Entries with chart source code

* Start *

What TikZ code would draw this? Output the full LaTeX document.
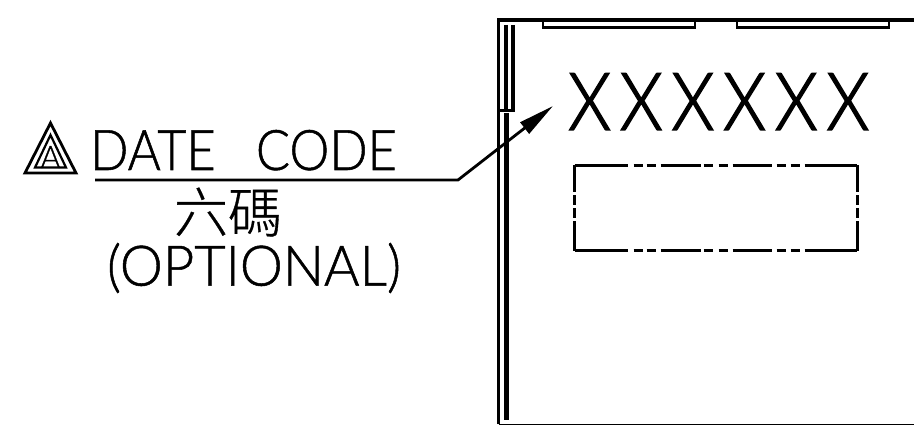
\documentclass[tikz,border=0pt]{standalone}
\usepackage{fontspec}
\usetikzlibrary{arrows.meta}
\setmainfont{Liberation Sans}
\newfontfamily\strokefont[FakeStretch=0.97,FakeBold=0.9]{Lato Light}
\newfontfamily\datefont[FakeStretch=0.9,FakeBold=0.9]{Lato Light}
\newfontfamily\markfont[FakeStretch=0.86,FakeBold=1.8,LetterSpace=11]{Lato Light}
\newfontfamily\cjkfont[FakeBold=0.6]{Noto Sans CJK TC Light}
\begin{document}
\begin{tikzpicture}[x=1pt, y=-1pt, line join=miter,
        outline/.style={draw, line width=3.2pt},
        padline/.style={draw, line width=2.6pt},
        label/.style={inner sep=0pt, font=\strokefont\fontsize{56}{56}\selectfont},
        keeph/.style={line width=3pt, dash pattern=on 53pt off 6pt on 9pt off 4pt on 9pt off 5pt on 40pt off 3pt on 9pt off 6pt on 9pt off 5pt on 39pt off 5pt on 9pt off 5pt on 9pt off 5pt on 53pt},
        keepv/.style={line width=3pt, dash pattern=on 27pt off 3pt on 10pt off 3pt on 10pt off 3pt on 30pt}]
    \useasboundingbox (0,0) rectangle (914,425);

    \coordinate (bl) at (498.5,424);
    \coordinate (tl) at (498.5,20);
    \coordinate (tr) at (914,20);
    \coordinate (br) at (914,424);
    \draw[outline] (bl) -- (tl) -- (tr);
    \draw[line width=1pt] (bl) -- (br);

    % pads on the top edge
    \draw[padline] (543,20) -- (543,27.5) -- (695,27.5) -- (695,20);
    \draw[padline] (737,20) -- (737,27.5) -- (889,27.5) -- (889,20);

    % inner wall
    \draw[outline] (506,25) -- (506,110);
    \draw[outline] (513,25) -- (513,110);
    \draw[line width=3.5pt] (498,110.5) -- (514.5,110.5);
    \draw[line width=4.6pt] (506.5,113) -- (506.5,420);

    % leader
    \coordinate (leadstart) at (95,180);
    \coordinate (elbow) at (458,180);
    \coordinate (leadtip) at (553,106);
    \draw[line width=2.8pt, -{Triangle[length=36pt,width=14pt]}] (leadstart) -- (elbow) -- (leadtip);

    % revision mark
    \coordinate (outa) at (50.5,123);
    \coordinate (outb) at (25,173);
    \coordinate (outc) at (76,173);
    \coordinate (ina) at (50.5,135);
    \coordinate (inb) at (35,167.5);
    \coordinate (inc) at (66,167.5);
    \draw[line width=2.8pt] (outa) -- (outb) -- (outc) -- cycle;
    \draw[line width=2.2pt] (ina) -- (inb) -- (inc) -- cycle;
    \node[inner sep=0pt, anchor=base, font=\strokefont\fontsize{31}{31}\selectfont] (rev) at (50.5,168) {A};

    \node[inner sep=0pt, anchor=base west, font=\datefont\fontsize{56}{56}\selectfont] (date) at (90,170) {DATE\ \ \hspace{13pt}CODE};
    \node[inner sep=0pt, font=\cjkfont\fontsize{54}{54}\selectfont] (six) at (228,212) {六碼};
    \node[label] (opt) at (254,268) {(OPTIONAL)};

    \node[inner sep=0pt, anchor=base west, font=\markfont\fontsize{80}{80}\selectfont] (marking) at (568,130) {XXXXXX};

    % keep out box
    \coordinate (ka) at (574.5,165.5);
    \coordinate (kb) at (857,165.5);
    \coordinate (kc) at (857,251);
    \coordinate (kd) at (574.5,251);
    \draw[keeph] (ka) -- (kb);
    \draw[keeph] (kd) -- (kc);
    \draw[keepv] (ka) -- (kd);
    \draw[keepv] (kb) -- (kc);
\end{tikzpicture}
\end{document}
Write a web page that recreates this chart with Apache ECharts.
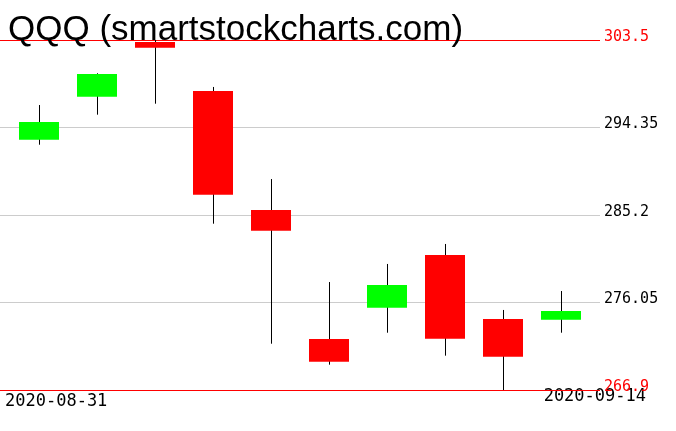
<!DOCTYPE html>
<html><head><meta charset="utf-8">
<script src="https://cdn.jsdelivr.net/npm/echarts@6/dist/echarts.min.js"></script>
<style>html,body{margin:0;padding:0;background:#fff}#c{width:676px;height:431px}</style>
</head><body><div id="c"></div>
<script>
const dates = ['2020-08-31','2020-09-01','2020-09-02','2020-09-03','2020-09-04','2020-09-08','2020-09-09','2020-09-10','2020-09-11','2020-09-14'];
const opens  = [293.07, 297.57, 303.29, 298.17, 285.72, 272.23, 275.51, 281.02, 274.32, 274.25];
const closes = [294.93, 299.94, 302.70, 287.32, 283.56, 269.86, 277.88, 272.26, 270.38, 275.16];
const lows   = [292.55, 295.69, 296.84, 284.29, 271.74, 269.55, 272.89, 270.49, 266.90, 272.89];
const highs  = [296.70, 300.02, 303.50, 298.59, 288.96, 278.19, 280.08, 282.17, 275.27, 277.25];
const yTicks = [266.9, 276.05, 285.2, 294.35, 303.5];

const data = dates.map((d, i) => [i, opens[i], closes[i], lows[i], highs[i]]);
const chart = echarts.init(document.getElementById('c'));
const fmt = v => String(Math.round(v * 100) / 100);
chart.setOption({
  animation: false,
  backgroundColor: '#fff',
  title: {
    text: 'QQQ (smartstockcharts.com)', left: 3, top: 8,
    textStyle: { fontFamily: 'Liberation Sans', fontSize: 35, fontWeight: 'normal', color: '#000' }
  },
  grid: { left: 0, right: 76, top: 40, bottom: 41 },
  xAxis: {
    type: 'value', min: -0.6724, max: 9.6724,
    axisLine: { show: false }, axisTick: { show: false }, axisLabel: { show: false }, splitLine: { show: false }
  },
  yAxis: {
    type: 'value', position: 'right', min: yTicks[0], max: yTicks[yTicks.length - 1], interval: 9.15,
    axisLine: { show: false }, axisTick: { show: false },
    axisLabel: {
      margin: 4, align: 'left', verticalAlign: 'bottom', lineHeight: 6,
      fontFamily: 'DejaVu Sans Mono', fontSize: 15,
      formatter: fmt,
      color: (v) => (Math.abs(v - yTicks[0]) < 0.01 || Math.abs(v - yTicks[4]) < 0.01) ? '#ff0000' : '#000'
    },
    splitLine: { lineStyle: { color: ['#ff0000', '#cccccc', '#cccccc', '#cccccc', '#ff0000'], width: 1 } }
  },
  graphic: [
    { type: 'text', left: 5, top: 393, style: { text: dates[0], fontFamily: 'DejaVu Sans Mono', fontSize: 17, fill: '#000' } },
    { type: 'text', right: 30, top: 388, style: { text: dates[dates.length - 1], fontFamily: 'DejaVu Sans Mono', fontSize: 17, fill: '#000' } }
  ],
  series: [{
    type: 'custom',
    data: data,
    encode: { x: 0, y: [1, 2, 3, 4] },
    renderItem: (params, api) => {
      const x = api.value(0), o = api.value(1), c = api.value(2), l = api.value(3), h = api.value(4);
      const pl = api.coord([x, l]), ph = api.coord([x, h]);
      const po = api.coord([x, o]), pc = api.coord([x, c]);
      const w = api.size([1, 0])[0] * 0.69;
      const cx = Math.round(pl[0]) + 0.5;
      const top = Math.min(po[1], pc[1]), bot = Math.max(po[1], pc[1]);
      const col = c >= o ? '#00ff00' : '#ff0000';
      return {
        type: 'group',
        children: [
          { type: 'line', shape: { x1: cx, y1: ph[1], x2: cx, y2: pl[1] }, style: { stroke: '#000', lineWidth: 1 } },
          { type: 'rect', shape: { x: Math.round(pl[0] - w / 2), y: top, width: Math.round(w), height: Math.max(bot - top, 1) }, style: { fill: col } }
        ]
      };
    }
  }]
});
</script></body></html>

* End *

Repeat only the lines from the one holding "Write a web" to the one holding "const yTicks = [266.9, 276.05, 285.2, 294.35, 303.5];", both ends included, and drop the images.

Write a web page that recreates this chart with Apache ECharts.
<!DOCTYPE html>
<html><head><meta charset="utf-8">
<script src="https://cdn.jsdelivr.net/npm/echarts@6/dist/echarts.min.js"></script>
<style>html,body{margin:0;padding:0;background:#fff}#c{width:676px;height:431px}</style>
</head><body><div id="c"></div>
<script>
const dates = ['2020-08-31','2020-09-01','2020-09-02','2020-09-03','2020-09-04','2020-09-08','2020-09-09','2020-09-10','2020-09-11','2020-09-14'];
const opens  = [293.07, 297.57, 303.29, 298.17, 285.72, 272.23, 275.51, 281.02, 274.32, 274.25];
const closes = [294.93, 299.94, 302.70, 287.32, 283.56, 269.86, 277.88, 272.26, 270.38, 275.16];
const lows   = [292.55, 295.69, 296.84, 284.29, 271.74, 269.55, 272.89, 270.49, 266.90, 272.89];
const highs  = [296.70, 300.02, 303.50, 298.59, 288.96, 278.19, 280.08, 282.17, 275.27, 277.25];
const yTicks = [266.9, 276.05, 285.2, 294.35, 303.5];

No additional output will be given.